The next chapter, unlocked
Over the past couple of years, I put a lot of energy into something I genuinely believed in. I showed up consistently, wrote a ton, built ideas I had been sitting on for years, and started conversations with people who were clearly looking for something more honest about how project management actually works.
And it worked. People read and responded to the ideas. They told me my articles and instruction helped them think differently about their work, their teams, and their role in all of it. The signal was actually there, and it was stronger than I expected. Which is why this might come as a surprise:
Same Team Partners is done.
Not because the work didn’t resonate, but because not everyone involved was equally invested in continuing to build it. My former business partner decided to step away because it wasn’t serving him. And while the way it happened wasn’t how I would have handled it, it forced a level of clarity that I probably needed anyway.
The truth is, I don’t want to build something that depends on uneven commitment. I don’t want to carry something forward that requires shared energy when that energy isn’t actually shared. And I definitely don’t want to split my focus across multiple brands when, at the end of the day, the ideas about human-centered PM are mine.
Same Team included a mix of ideas and contributions, and I want to be clear about that. But over time, the work that people responded strongest to—the writing, the speaking, and the focus on human-centered project management—was mine. That’s not something new I discovered this year. It’s the throughline of my entire career.
I also want to be clear about something: these ideas were never confined to Same Team. They’ve always lived here, in my writing, in my book, in the talks I’ve given, and in the work I’ve done with teams over the years. Putting them into a separate brand was part of a continued experiment, but it also created distance from where this work has always belonged.
When everything shifted, my first instinct wasn’t to walk away from it. I was fully prepared to continue PM Squad on my own. But the reality of what it would take to separate and carry it forward became more complicated than it needed to be. And at a certain point, it stopped being about the work and started being about navigating unnecessary friction.
That’s not where I want to spend my energy.
What's next?
There are dozens of posts to migrate over here, along with ideas that still hold up and conversations that are far from finished. More importantly, there is a body of work that people consistently told me was useful, practical, and different from the usual noise in this space. That doesn’t go away just because a business structure does. So, I'm going to start adding my content to this site.

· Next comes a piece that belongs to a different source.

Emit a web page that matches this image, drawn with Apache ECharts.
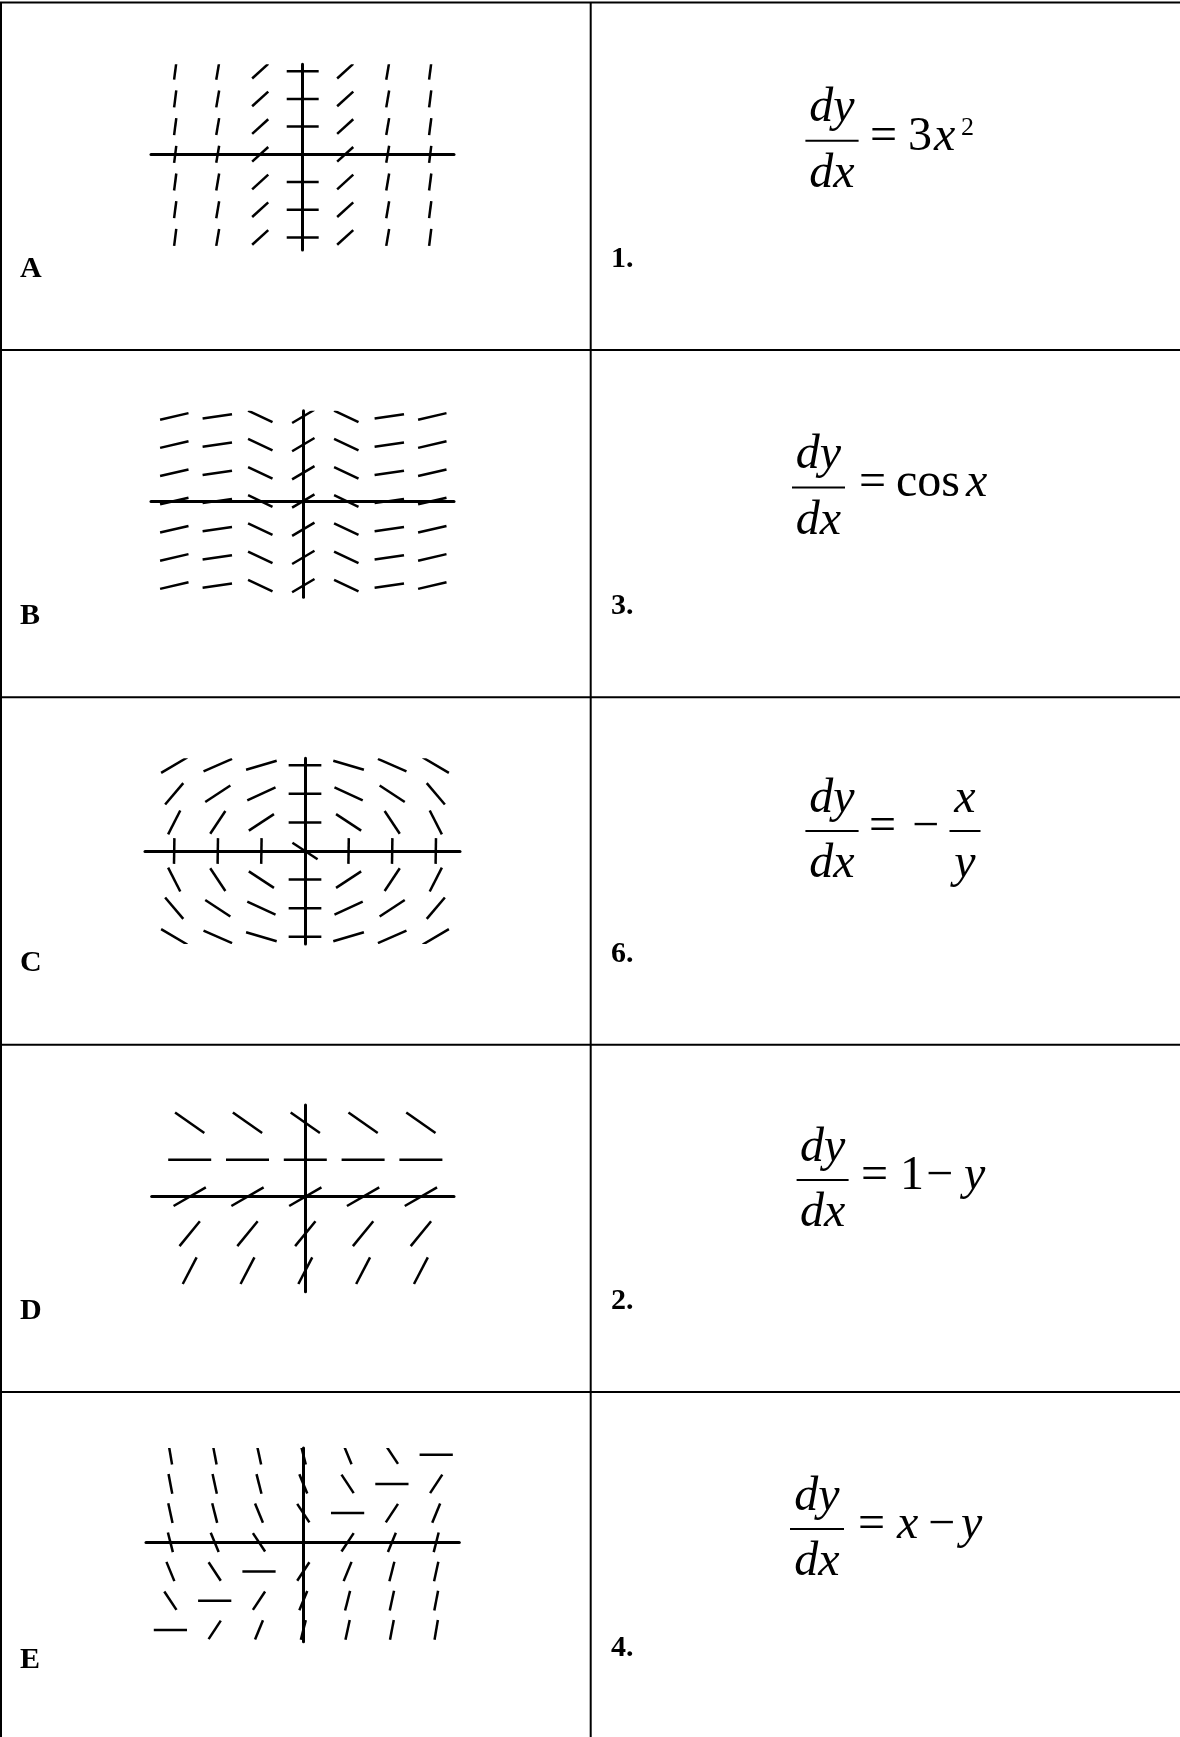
<!DOCTYPE html>
<html>
<head>
<meta charset="utf-8">
<script src="https://cdn.jsdelivr.net/npm/echarts@6/dist/echarts.min.js"></script>
<style>
html,body{margin:0;padding:0;background:#fff;}
#chart{width:1180px;height:1737px;}
</style>
</head>
<body>
<div id="chart"></div>
<script>
// ---------------- DATA ----------------
// grid positions of the slope marks (data units)
const colsX7 = [-3, -2, -1, 0, 1, 2, 3];
const rowsY7 = [3, 2, 1, 0, -1, -2, -3];
const colsX5 = [-2, -1, 0, 1, 2];
const rowsY5 = [2, 1, 0, -1, -2];

// slope read at each mark, rows top -> bottom, columns left -> right (99 = vertical)
const slopesA = [
  [12, 9, 1.4, 0, 1.4, 9, 12],
  [12, 9, 1.4, 0, 1.4, 9, 12],
  [12, 9, 1.4, 0, 1.4, 9, 12],
  [12, 9, 1.4, 0, 1.4, 9, 12],
  [12, 9, 1.4, 0, 1.4, 9, 12],
  [12, 9, 1.4, 0, 1.4, 9, 12],
  [12, 9, 1.4, 0, 1.4, 9, 12]
];
const slopesB = [
  [0.35, 0.22, -0.72, 0.9, -0.72, 0.22, 0.35],
  [0.35, 0.22, -0.72, 0.9, -0.72, 0.22, 0.35],
  [0.35, 0.22, -0.72, 0.9, -0.72, 0.22, 0.35],
  [0.35, 0.22, -0.72, 0.9, -0.72, 0.22, 0.35],
  [0.35, 0.22, -0.72, 0.9, -0.72, 0.22, 0.35],
  [0.35, 0.22, -0.72, 0.9, -0.72, 0.22, 0.35],
  [0.35, 0.22, -0.72, 0.9, -0.72, 0.22, 0.35]
];
const slopesC = [
  [0.9, 0.67, 0.45, 0, -0.45, -0.67, -0.9],
  [1.8, 1.0, 0.7, 0, -0.7, -1.0, -1.8],
  [3.0, 2.3, 1.0, 0, -1.0, -2.3, -3.0],
  [99, 99, 99, -1, 99, 99, 99],
  [-3.0, -2.3, -1.0, 0, 1.0, 2.3, 3.0],
  [-1.8, -1.0, -0.7, 0, 0.7, 1.0, 1.8],
  [-0.9, -0.67, -0.45, 0, 0.45, 0.67, 0.9]
];
const slopesD = [
  [-1.1, -1.1, -1.1, -1.1, -1.1],
  [0, 0, 0, 0, 0],
  [0.9, 0.9, 0.9, 0.9, 0.9],
  [1.9, 1.9, 1.9, 1.9, 1.9],
  [3.0, 3.0, 3.0, 3.0, 3.0]
];
const slopesE = [
  [-9, -8, -7, -6, -3.7, -2.3, 0],
  [-8, -7, -6, -3.7, -2.3, 0, 2.3],
  [-7, -6, -3.7, -2.3, 0, 2.3, 3.7],
  [-6, -3.7, -2.3, 0, 2.3, 3.7, 6],
  [-3.7, -2.3, 0, 2.3, 3.7, 6, 7],
  [-2.3, 0, 2.3, 3.7, 6, 7, 8],
  [0, 2.3, 3.7, 6, 7, 8, 9]
];

const panelLetters = ['A', 'B', 'C', 'D', 'E'];
const itemNumbers = ['1.', '3.', '6.', '2.', '4.'];

// ---------------- LAYOUT / STYLE ----------------
// ox,oy: pixel of origin; cs,rs: pixels per unit; left/right/top/bottom: axis extents;
// a,b: half-extent of a slope mark (data units, x and y)
const panels = [
  {ox: 302.7, oy: 154.3, cs: 42.5, rs: 27.7, left: 151, right: 454, top: 64.3, bottom: 250, a: 0.376, b: 0.307, xs: colsX7, ys: rowsY7, s: slopesA},
  {ox: 303.3, oy: 501.0, cs: 43.0, rs: 28.2, left: 151, right: 454, top: 410.7, bottom: 597.3, a: 0.35, b: 0.35, xs: colsX7, ys: rowsY7, s: slopesB},
  {ox: 305.0, oy: 851.0, cs: 43.6, rs: 28.6, left: 145, right: 460, top: 758.3, bottom: 944, a: 0.375, b: 0.45, xs: colsX7, ys: rowsY7, s: slopesC},
  {ox: 305.3, oy: 1196.7, cs: 57.8, rs: 37.0, left: 151.7, right: 454, top: 1105, bottom: 1291.7, a: 0.372, b: 0.38, xs: colsX5, ys: rowsY5, s: slopesD},
  {ox: 303.3, oy: 1542.3, cs: 44.3, rs: 29.2, left: 146, right: 459.3, top: 1448, bottom: 1641.7, a: 0.375, b: 0.34, xs: colsX7, ys: rowsY7, s: slopesE}
];

const SERIF = '"Liberation Serif", "Times New Roman", serif';
const MID = 0.3375; // canvas 'middle' offset above alphabetic baseline (em)

function T(text, x, baseline, size, style, align) {
  return {
    type: 'text', x: x, y: baseline - MID * size, silent: true,
    style: {
      text: text, font: (style ? style + ' ' : '') + size + 'px ' + SERIF,
      fill: '#000', textAlign: align || 'left', textVerticalAlign: 'middle',
      align: align || 'left', verticalAlign: 'middle'
    }
  };
}
function L(x1, y1, x2, y2, w) {
  return {type: 'line', silent: true, shape: {x1: x1, y1: y1, x2: x2, y2: y2},
          style: {stroke: '#000', lineWidth: w || 2}};
}
function frac(cx, barY, halfW, num, den, size) {
  return [
    T(num, cx, barY - 15.7, size, 'italic', 'center'),
    L(cx - halfW, barY, cx + halfW, barY, 2),
    T(den, cx, barY + 50, size, 'italic', 'center')
  ];
}

const F = 48;
let graphics = [];
// table rules
const rowLines = [349.9, 697.3, 1044.7, 1392.1];
graphics.push(L(0, 2.5, 1180, 2.5, 2));
graphics.push(L(1, 2.5, 1, 1737, 2));
graphics.push(L(590.7, 2.5, 590.7, 1737, 2));
rowLines.forEach(y => graphics.push(L(0, y, 1180, y, 2)));

// labels
const letterBase = [279, 626.4, 973.8, 1321.2, 1670];
const numberBase = [269, 616.4, 964.5, 1311.2, 1658];
panelLetters.forEach((t, i) => graphics.push(T(t, 20, letterBase[i], 30, 'bold', 'left')));
itemNumbers.forEach((t, i) => graphics.push(T(t, 611, numberBase[i], 30, 'bold', 'left')));

// equations
// 1: dy/dx = 3x^2
graphics = graphics.concat(frac(832, 140.7, 26.6, 'dy', 'dx', F));
graphics.push(T('=', 870, 153.2, F, '', 'left'));
graphics.push(T('3', 908, 153.2, F, '', 'left'));
graphics.push(T('x', 934, 153.2, F, 'italic', 'left'));
graphics.push(T('2', 961, 137, 26, '', 'left'));
// 3: dy/dx = cos x
graphics = graphics.concat(frac(818.5, 487.5, 26.5, 'dy', 'dx', F));
graphics.push(T('=', 859, 500, F, '', 'left'));
graphics.push(T('cos', 896, 500, F, '', 'left'));
graphics.push(T('x', 966, 500, F, 'italic', 'left'));
// 6: dy/dx = -x/y
graphics = graphics.concat(frac(832, 831, 26.6, 'dy', 'dx', F));
graphics.push(T('=', 869, 843.5, F, '', 'left'));
graphics.push(T('\u2212', 912, 843.5, F, '', 'left'));
graphics = graphics.concat(frac(965, 831, 15.5, 'x', 'y', F));
// 2: dy/dx = 1 - y
graphics = graphics.concat(frac(822.6, 1180, 26, 'dy', 'dx', F));
graphics.push(T('=', 861, 1192.5, F, '', 'left'));
graphics.push(T('1', 900, 1192.5, F, '', 'left'));
graphics.push(T('\u2212', 926, 1192.5, F, '', 'left'));
graphics.push(T('y', 964, 1192.5, F, 'italic', 'left'));
// 4: dy/dx = x - y
graphics = graphics.concat(frac(817, 1529, 27, 'dy', 'dx', F));
graphics.push(T('=', 858, 1541.5, F, '', 'left'));
graphics.push(T('x', 897, 1541.5, F, 'italic', 'left'));
graphics.push(T('\u2212', 928, 1541.5, F, '', 'left'));
graphics.push(T('y', 961, 1541.5, F, 'italic', 'left'));

// ---------------- CHART ----------------
function makeRender(a, b) {
  return function (params, api) {
    const x = api.value(0), y = api.value(1), s = api.value(2);
    const t = 1 / Math.sqrt(1 / (a * a) + (s * s) / (b * b));
    const p1 = api.coord([x - t, y - t * s]);
    const p2 = api.coord([x + t, y + t * s]);
    return {
      type: 'line',
      shape: {x1: p1[0], y1: p1[1], x2: p2[0], y2: p2[1]},
      style: {stroke: '#000', lineWidth: 2.5, lineCap: 'butt'}
    };
  };
}

const grids = [], xAxes = [], yAxes = [], series = [];
panels.forEach((p, i) => {
  grids.push({left: p.left, top: p.top, width: p.right - p.left, height: p.bottom - p.top, containLabel: false});
  const axisCommon = {
    type: 'value', gridIndex: i,
    axisLine: {show: true, onZero: true, lineStyle: {color: '#000', width: 3}},
    axisTick: {show: false}, axisLabel: {show: false}, splitLine: {show: false}
  };
  xAxes.push(Object.assign({}, axisCommon, {min: (p.left - p.ox) / p.cs, max: (p.right - p.ox) / p.cs}));
  yAxes.push(Object.assign({}, axisCommon, {min: -(p.bottom - p.oy) / p.rs, max: (p.oy - p.top) / p.rs}));
  const data = [];
  p.ys.forEach((yv, r) => p.xs.forEach((xv, c) => data.push([xv, yv, p.s[r][c]])));
  series.push({
    type: 'custom', xAxisIndex: i, yAxisIndex: i, clip: true, silent: true,
    renderItem: makeRender(p.a, p.b), data: data, animation: false
  });
});

const chart = echarts.init(document.getElementById('chart'), null, {renderer: 'canvas'});
chart.setOption({
  backgroundColor: '#fff',
  animation: false,
  grid: grids, xAxis: xAxes, yAxis: yAxes, series: series,
  graphic: {elements: graphics}
});
</script>
</body>
</html>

At the same time, I’m about 80% through rewriting Project Management for Humans. This isn’t a light update. It’s a second edition that reflects how I actually think now, after years of doing this work in real environments with real teams. It pulls together everything I’ve learned since the first version and pushes it further.
I’m also stepping back into the Digital PM Summit and working on programming again, which feels like returning to something I care deeply about and helped build in the first place. It’s an opportunity to shape conversations that reflect what this work really looks like today, not what we pretend it looks like in frameworks and certifications.
All of this points in the same direction: Project Management for Humans is not a side project for me. It's my work. It always has been.
This year, I’m focusing on it fully. I’m not interested in adding layers, managing unnecessary complexity, or trying to make something work that doesn’t have the right foundation underneath it. I’m interested in doing the work well, sharing it clearly, and building something that actually reflects how I think and how I operate.
Same Team proved that the ideas resonate. It also made it very clear what I don’t want to carry forward.
I finally feel like I have autonomy and direction again. That said, I'm still planning my approach. You'll hear more on that after I've had time to take a break, enjoy vacation with my family, and come back refreshed and ready to get back to it.
If you’ve been following along, reading the work, or quietly taking something from it, I’d genuinely like to hear from you. What are you dealing with right now in your projects or your team? What feels stuck, unclear, or harder than it should be? Send me a note or leave a comment. Maybe I'll use that to shape what I write next. Or, maybe we'll use it as a way to connect. That matters just as much to me, because I’m not done with this work. Not even close.
I’m not starting over. I’m starting cleaner.
T L ; D R - Same Team Partners is done, but the work behind it isn’t. I’m focusing fully on project management for humans and building what comes next on my own terms.